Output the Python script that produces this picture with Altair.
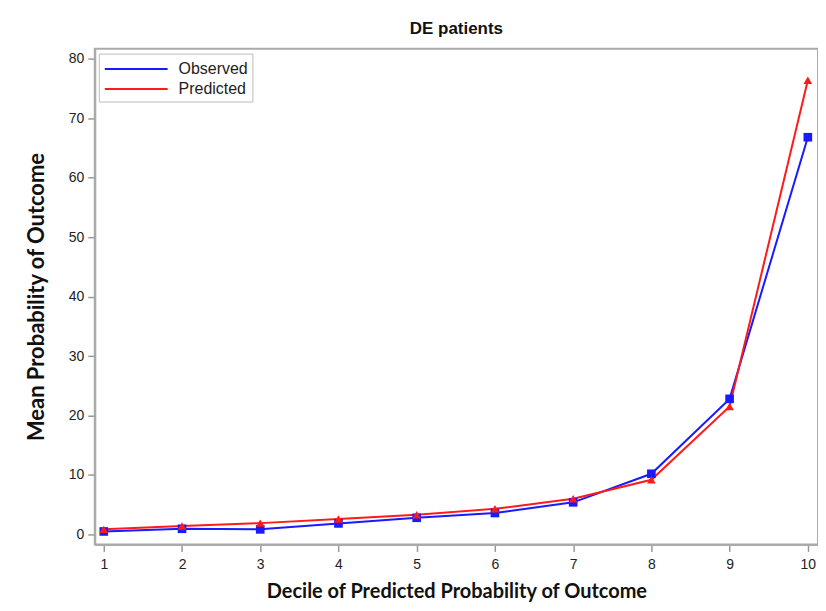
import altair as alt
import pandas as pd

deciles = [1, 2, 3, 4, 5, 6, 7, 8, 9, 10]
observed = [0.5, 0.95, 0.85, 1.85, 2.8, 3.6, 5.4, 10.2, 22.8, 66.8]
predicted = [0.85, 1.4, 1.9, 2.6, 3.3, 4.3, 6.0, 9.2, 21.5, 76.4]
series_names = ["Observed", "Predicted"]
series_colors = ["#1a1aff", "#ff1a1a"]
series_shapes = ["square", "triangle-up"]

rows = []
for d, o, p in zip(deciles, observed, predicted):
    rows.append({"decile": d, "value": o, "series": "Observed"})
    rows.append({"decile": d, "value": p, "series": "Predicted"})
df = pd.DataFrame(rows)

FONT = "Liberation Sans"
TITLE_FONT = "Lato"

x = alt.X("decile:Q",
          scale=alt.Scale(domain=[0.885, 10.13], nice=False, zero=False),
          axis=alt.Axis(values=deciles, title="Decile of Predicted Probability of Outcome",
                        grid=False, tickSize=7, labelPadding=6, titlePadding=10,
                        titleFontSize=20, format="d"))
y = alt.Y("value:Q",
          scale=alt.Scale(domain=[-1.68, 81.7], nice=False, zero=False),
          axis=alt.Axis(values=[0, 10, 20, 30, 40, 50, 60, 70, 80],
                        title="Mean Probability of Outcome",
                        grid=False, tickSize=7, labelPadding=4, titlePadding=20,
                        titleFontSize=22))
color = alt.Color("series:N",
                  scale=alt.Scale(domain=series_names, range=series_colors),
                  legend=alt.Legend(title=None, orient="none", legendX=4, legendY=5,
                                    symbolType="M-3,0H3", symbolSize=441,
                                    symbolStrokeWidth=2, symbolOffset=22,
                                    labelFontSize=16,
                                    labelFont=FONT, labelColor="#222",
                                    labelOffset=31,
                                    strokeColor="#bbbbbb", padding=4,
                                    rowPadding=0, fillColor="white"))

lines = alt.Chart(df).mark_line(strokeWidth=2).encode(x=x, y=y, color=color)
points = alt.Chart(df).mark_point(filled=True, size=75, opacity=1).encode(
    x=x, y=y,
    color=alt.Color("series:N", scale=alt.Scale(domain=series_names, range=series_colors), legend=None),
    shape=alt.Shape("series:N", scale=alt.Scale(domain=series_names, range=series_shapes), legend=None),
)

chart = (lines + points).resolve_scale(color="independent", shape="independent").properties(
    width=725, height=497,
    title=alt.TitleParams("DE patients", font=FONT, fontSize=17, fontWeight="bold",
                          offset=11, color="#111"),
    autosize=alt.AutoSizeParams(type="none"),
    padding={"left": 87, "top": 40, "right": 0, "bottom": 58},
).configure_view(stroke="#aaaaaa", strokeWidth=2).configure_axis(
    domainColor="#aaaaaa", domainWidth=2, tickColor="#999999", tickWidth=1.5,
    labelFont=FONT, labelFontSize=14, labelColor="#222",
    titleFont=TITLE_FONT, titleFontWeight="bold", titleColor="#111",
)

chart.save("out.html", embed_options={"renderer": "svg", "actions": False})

→ Given request
Reproduce each line exactly as it appears, omitting the pictures.

→ Finished task
Output the Python script that produces this picture with Altair.
import altair as alt
import pandas as pd

deciles = [1, 2, 3, 4, 5, 6, 7, 8, 9, 10]
observed = [0.5, 0.95, 0.85, 1.85, 2.8, 3.6, 5.4, 10.2, 22.8, 66.8]
predicted = [0.85, 1.4, 1.9, 2.6, 3.3, 4.3, 6.0, 9.2, 21.5, 76.4]
series_names = ["Observed", "Predicted"]
series_colors = ["#1a1aff", "#ff1a1a"]
series_shapes = ["square", "triangle-up"]

rows = []
for d, o, p in zip(deciles, observed, predicted):
    rows.append({"decile": d, "value": o, "series": "Observed"})
    rows.append({"decile": d, "value": p, "series": "Predicted"})
df = pd.DataFrame(rows)

FONT = "Liberation Sans"
TITLE_FONT = "Lato"

x = alt.X("decile:Q",
          scale=alt.Scale(domain=[0.885, 10.13], nice=False, zero=False),
          axis=alt.Axis(values=deciles, title="Decile of Predicted Probability of Outcome",
                        grid=False, tickSize=7, labelPadding=6, titlePadding=10,
                        titleFontSize=20, format="d"))
y = alt.Y("value:Q",
          scale=alt.Scale(domain=[-1.68, 81.7], nice=False, zero=False),
          axis=alt.Axis(values=[0, 10, 20, 30, 40, 50, 60, 70, 80],
                        title="Mean Probability of Outcome",
                        grid=False, tickSize=7, labelPadding=4, titlePadding=20,
                        titleFontSize=22))
color = alt.Color("series:N",
                  scale=alt.Scale(domain=series_names, range=series_colors),
                  legend=alt.Legend(title=None, orient="none", legendX=4, legendY=5,
                                    symbolType="M-3,0H3", symbolSize=441,
                                    symbolStrokeWidth=2, symbolOffset=22,
                                    labelFontSize=16,
                                    labelFont=FONT, labelColor="#222",
                                    labelOffset=31,
                                    strokeColor="#bbbbbb", padding=4,
                                    rowPadding=0, fillColor="white"))

lines = alt.Chart(df).mark_line(strokeWidth=2).encode(x=x, y=y, color=color)
points = alt.Chart(df).mark_point(filled=True, size=75, opacity=1).encode(
    x=x, y=y,
    color=alt.Color("series:N", scale=alt.Scale(domain=series_names, range=series_colors), legend=None),
    shape=alt.Shape("series:N", scale=alt.Scale(domain=series_names, range=series_shapes), legend=None),
)

chart = (lines + points).resolve_scale(color="independent", shape="independent").properties(
    width=725, height=497,
    title=alt.TitleParams("DE patients", font=FONT, fontSize=17, fontWeight="bold",
                          offset=11, color="#111"),
    autosize=alt.AutoSizeParams(type="none"),
    padding={"left": 87, "top": 40, "right": 0, "bottom": 58},
).configure_view(stroke="#aaaaaa", strokeWidth=2).configure_axis(
    domainColor="#aaaaaa", domainWidth=2, tickColor="#999999", tickWidth=1.5,
    labelFont=FONT, labelFontSize=14, labelColor="#222",
    titleFont=TITLE_FONT, titleFontWeight="bold", titleColor="#111",
)

chart.save("out.html", embed_options={"renderer": "svg", "actions": False})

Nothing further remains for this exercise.